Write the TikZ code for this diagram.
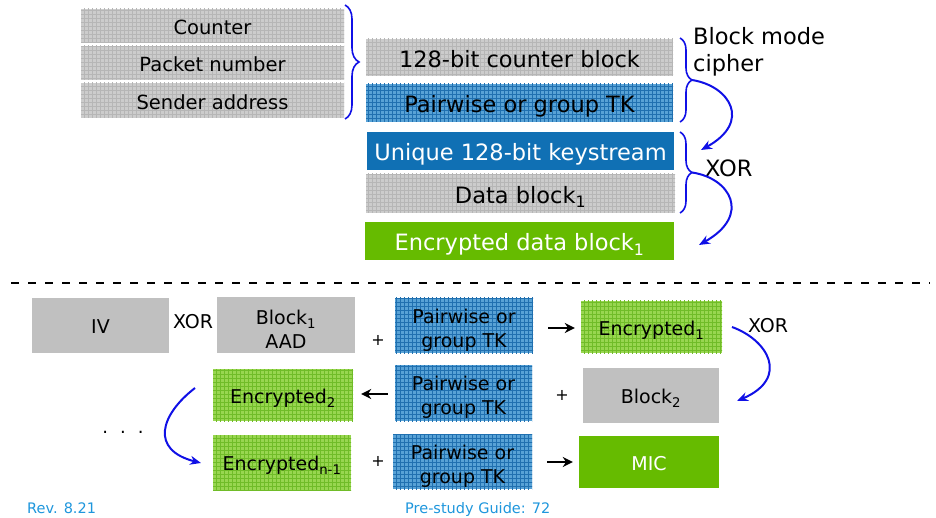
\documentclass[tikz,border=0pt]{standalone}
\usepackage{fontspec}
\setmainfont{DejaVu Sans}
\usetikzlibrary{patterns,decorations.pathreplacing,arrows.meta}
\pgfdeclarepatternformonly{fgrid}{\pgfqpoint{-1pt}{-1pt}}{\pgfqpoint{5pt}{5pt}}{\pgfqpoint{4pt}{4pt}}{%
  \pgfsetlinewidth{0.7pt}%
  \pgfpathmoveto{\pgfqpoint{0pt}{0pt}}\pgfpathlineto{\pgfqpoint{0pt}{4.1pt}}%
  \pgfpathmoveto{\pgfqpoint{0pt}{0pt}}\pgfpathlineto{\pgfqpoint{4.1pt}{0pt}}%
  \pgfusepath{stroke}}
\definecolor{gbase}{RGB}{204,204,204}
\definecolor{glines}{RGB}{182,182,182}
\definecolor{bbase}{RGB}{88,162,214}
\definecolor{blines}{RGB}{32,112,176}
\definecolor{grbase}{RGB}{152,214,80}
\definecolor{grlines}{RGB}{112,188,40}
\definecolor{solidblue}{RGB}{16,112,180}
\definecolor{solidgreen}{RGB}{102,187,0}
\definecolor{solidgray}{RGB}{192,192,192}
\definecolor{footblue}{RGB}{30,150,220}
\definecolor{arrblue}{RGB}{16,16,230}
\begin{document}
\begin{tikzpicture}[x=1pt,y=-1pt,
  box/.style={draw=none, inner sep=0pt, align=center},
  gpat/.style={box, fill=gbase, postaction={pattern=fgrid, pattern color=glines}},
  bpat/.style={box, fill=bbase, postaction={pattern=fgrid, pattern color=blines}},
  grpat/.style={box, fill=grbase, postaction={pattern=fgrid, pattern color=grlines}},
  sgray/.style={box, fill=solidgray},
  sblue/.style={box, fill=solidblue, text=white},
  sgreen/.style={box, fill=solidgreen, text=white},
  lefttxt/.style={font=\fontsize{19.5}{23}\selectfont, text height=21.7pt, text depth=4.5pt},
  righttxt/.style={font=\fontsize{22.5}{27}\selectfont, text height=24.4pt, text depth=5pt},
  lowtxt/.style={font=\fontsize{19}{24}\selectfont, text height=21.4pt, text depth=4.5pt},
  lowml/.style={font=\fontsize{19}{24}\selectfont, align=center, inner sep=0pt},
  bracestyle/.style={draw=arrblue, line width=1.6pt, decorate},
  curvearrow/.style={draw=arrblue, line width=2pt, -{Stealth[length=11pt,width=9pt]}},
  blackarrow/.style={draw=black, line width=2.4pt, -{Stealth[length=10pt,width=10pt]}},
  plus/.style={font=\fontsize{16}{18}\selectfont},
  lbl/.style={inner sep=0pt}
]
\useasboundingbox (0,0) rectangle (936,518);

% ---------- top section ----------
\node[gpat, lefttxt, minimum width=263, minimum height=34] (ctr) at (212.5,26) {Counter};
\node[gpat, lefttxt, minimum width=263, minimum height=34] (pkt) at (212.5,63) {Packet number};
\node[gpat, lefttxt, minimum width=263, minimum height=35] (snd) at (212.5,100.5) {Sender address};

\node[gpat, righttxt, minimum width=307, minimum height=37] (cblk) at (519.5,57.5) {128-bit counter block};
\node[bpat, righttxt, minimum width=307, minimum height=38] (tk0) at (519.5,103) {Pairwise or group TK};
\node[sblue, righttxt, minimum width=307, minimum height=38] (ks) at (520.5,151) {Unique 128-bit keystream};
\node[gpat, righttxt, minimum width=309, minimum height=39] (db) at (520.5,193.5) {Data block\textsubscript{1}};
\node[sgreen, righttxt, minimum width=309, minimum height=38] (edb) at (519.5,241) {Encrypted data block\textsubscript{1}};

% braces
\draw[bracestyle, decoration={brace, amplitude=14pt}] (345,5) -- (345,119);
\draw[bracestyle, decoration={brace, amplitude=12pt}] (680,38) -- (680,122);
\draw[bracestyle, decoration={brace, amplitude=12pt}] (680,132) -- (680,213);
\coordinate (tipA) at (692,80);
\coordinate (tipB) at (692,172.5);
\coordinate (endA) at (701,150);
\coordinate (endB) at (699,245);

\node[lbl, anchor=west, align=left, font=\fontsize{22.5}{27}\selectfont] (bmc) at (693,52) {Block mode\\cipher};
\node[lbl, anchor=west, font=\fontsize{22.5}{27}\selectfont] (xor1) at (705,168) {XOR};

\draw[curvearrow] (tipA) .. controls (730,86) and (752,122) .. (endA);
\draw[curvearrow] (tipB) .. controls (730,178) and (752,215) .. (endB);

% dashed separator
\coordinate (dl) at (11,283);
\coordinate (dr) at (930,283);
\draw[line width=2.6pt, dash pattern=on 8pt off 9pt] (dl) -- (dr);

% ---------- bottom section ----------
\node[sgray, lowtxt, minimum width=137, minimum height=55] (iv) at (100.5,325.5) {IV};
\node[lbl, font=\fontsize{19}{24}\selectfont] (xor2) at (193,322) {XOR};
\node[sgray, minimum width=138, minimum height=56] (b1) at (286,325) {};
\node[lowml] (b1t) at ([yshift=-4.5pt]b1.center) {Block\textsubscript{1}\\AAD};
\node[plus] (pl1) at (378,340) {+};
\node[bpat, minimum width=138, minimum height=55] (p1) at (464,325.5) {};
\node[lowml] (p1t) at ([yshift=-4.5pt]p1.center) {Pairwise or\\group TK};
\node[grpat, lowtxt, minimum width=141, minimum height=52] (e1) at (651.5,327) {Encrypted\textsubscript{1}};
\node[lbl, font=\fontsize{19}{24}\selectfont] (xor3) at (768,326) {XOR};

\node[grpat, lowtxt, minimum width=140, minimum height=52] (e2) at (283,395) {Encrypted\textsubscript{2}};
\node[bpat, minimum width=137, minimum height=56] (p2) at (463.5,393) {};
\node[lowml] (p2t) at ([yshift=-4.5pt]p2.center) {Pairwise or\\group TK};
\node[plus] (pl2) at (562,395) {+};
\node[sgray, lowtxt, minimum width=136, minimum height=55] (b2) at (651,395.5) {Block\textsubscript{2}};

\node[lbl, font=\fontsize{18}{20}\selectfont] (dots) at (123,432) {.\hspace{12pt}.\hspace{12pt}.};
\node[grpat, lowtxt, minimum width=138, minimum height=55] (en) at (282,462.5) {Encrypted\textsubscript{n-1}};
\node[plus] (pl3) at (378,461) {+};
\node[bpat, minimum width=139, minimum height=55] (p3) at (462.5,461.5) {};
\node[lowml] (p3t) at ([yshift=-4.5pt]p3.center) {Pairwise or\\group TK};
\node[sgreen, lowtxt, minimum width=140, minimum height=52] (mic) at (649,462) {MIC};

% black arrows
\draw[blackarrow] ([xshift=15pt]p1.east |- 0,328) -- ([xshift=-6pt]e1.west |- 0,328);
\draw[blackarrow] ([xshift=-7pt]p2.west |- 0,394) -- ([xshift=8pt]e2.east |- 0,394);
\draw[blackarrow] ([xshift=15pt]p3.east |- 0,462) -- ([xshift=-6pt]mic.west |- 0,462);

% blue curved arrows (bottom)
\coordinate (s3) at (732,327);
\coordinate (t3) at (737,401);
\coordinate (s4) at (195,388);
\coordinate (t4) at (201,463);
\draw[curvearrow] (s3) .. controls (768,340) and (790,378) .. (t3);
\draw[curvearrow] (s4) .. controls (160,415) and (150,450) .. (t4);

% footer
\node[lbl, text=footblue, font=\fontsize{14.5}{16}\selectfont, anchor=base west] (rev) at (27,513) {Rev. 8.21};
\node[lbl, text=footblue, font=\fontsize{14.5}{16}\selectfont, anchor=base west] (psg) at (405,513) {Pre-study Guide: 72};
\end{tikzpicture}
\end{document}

--- TASK DIRECTIONS ---
Write out the whole listing again, exactly, with no pictures.

--- ANSWER FOR THIS EXERCISE ---
Write the TikZ code for this diagram.
\documentclass[tikz,border=0pt]{standalone}
\usepackage{fontspec}
\setmainfont{DejaVu Sans}
\usetikzlibrary{patterns,decorations.pathreplacing,arrows.meta}
\pgfdeclarepatternformonly{fgrid}{\pgfqpoint{-1pt}{-1pt}}{\pgfqpoint{5pt}{5pt}}{\pgfqpoint{4pt}{4pt}}{%
  \pgfsetlinewidth{0.7pt}%
  \pgfpathmoveto{\pgfqpoint{0pt}{0pt}}\pgfpathlineto{\pgfqpoint{0pt}{4.1pt}}%
  \pgfpathmoveto{\pgfqpoint{0pt}{0pt}}\pgfpathlineto{\pgfqpoint{4.1pt}{0pt}}%
  \pgfusepath{stroke}}
\definecolor{gbase}{RGB}{204,204,204}
\definecolor{glines}{RGB}{182,182,182}
\definecolor{bbase}{RGB}{88,162,214}
\definecolor{blines}{RGB}{32,112,176}
\definecolor{grbase}{RGB}{152,214,80}
\definecolor{grlines}{RGB}{112,188,40}
\definecolor{solidblue}{RGB}{16,112,180}
\definecolor{solidgreen}{RGB}{102,187,0}
\definecolor{solidgray}{RGB}{192,192,192}
\definecolor{footblue}{RGB}{30,150,220}
\definecolor{arrblue}{RGB}{16,16,230}
\begin{document}
\begin{tikzpicture}[x=1pt,y=-1pt,
  box/.style={draw=none, inner sep=0pt, align=center},
  gpat/.style={box, fill=gbase, postaction={pattern=fgrid, pattern color=glines}},
  bpat/.style={box, fill=bbase, postaction={pattern=fgrid, pattern color=blines}},
  grpat/.style={box, fill=grbase, postaction={pattern=fgrid, pattern color=grlines}},
  sgray/.style={box, fill=solidgray},
  sblue/.style={box, fill=solidblue, text=white},
  sgreen/.style={box, fill=solidgreen, text=white},
  lefttxt/.style={font=\fontsize{19.5}{23}\selectfont, text height=21.7pt, text depth=4.5pt},
  righttxt/.style={font=\fontsize{22.5}{27}\selectfont, text height=24.4pt, text depth=5pt},
  lowtxt/.style={font=\fontsize{19}{24}\selectfont, text height=21.4pt, text depth=4.5pt},
  lowml/.style={font=\fontsize{19}{24}\selectfont, align=center, inner sep=0pt},
  bracestyle/.style={draw=arrblue, line width=1.6pt, decorate},
  curvearrow/.style={draw=arrblue, line width=2pt, -{Stealth[length=11pt,width=9pt]}},
  blackarrow/.style={draw=black, line width=2.4pt, -{Stealth[length=10pt,width=10pt]}},
  plus/.style={font=\fontsize{16}{18}\selectfont},
  lbl/.style={inner sep=0pt}
]
\useasboundingbox (0,0) rectangle (936,518);

% ---------- top section ----------
\node[gpat, lefttxt, minimum width=263, minimum height=34] (ctr) at (212.5,26) {Counter};
\node[gpat, lefttxt, minimum width=263, minimum height=34] (pkt) at (212.5,63) {Packet number};
\node[gpat, lefttxt, minimum width=263, minimum height=35] (snd) at (212.5,100.5) {Sender address};

\node[gpat, righttxt, minimum width=307, minimum height=37] (cblk) at (519.5,57.5) {128-bit counter block};
\node[bpat, righttxt, minimum width=307, minimum height=38] (tk0) at (519.5,103) {Pairwise or group TK};
\node[sblue, righttxt, minimum width=307, minimum height=38] (ks) at (520.5,151) {Unique 128-bit keystream};
\node[gpat, righttxt, minimum width=309, minimum height=39] (db) at (520.5,193.5) {Data block\textsubscript{1}};
\node[sgreen, righttxt, minimum width=309, minimum height=38] (edb) at (519.5,241) {Encrypted data block\textsubscript{1}};

% braces
\draw[bracestyle, decoration={brace, amplitude=14pt}] (345,5) -- (345,119);
\draw[bracestyle, decoration={brace, amplitude=12pt}] (680,38) -- (680,122);
\draw[bracestyle, decoration={brace, amplitude=12pt}] (680,132) -- (680,213);
\coordinate (tipA) at (692,80);
\coordinate (tipB) at (692,172.5);
\coordinate (endA) at (701,150);
\coordinate (endB) at (699,245);

\node[lbl, anchor=west, align=left, font=\fontsize{22.5}{27}\selectfont] (bmc) at (693,52) {Block mode\\cipher};
\node[lbl, anchor=west, font=\fontsize{22.5}{27}\selectfont] (xor1) at (705,168) {XOR};

\draw[curvearrow] (tipA) .. controls (730,86) and (752,122) .. (endA);
\draw[curvearrow] (tipB) .. controls (730,178) and (752,215) .. (endB);

% dashed separator
\coordinate (dl) at (11,283);
\coordinate (dr) at (930,283);
\draw[line width=2.6pt, dash pattern=on 8pt off 9pt] (dl) -- (dr);

% ---------- bottom section ----------
\node[sgray, lowtxt, minimum width=137, minimum height=55] (iv) at (100.5,325.5) {IV};
\node[lbl, font=\fontsize{19}{24}\selectfont] (xor2) at (193,322) {XOR};
\node[sgray, minimum width=138, minimum height=56] (b1) at (286,325) {};
\node[lowml] (b1t) at ([yshift=-4.5pt]b1.center) {Block\textsubscript{1}\\AAD};
\node[plus] (pl1) at (378,340) {+};
\node[bpat, minimum width=138, minimum height=55] (p1) at (464,325.5) {};
\node[lowml] (p1t) at ([yshift=-4.5pt]p1.center) {Pairwise or\\group TK};
\node[grpat, lowtxt, minimum width=141, minimum height=52] (e1) at (651.5,327) {Encrypted\textsubscript{1}};
\node[lbl, font=\fontsize{19}{24}\selectfont] (xor3) at (768,326) {XOR};

\node[grpat, lowtxt, minimum width=140, minimum height=52] (e2) at (283,395) {Encrypted\textsubscript{2}};
\node[bpat, minimum width=137, minimum height=56] (p2) at (463.5,393) {};
\node[lowml] (p2t) at ([yshift=-4.5pt]p2.center) {Pairwise or\\group TK};
\node[plus] (pl2) at (562,395) {+};
\node[sgray, lowtxt, minimum width=136, minimum height=55] (b2) at (651,395.5) {Block\textsubscript{2}};

\node[lbl, font=\fontsize{18}{20}\selectfont] (dots) at (123,432) {.\hspace{12pt}.\hspace{12pt}.};
\node[grpat, lowtxt, minimum width=138, minimum height=55] (en) at (282,462.5) {Encrypted\textsubscript{n-1}};
\node[plus] (pl3) at (378,461) {+};
\node[bpat, minimum width=139, minimum height=55] (p3) at (462.5,461.5) {};
\node[lowml] (p3t) at ([yshift=-4.5pt]p3.center) {Pairwise or\\group TK};
\node[sgreen, lowtxt, minimum width=140, minimum height=52] (mic) at (649,462) {MIC};

% black arrows
\draw[blackarrow] ([xshift=15pt]p1.east |- 0,328) -- ([xshift=-6pt]e1.west |- 0,328);
\draw[blackarrow] ([xshift=-7pt]p2.west |- 0,394) -- ([xshift=8pt]e2.east |- 0,394);
\draw[blackarrow] ([xshift=15pt]p3.east |- 0,462) -- ([xshift=-6pt]mic.west |- 0,462);

% blue curved arrows (bottom)
\coordinate (s3) at (732,327);
\coordinate (t3) at (737,401);
\coordinate (s4) at (195,388);
\coordinate (t4) at (201,463);
\draw[curvearrow] (s3) .. controls (768,340) and (790,378) .. (t3);
\draw[curvearrow] (s4) .. controls (160,415) and (150,450) .. (t4);

% footer
\node[lbl, text=footblue, font=\fontsize{14.5}{16}\selectfont, anchor=base west] (rev) at (27,513) {Rev. 8.21};
\node[lbl, text=footblue, font=\fontsize{14.5}{16}\selectfont, anchor=base west] (psg) at (405,513) {Pre-study Guide: 72};
\end{tikzpicture}
\end{document}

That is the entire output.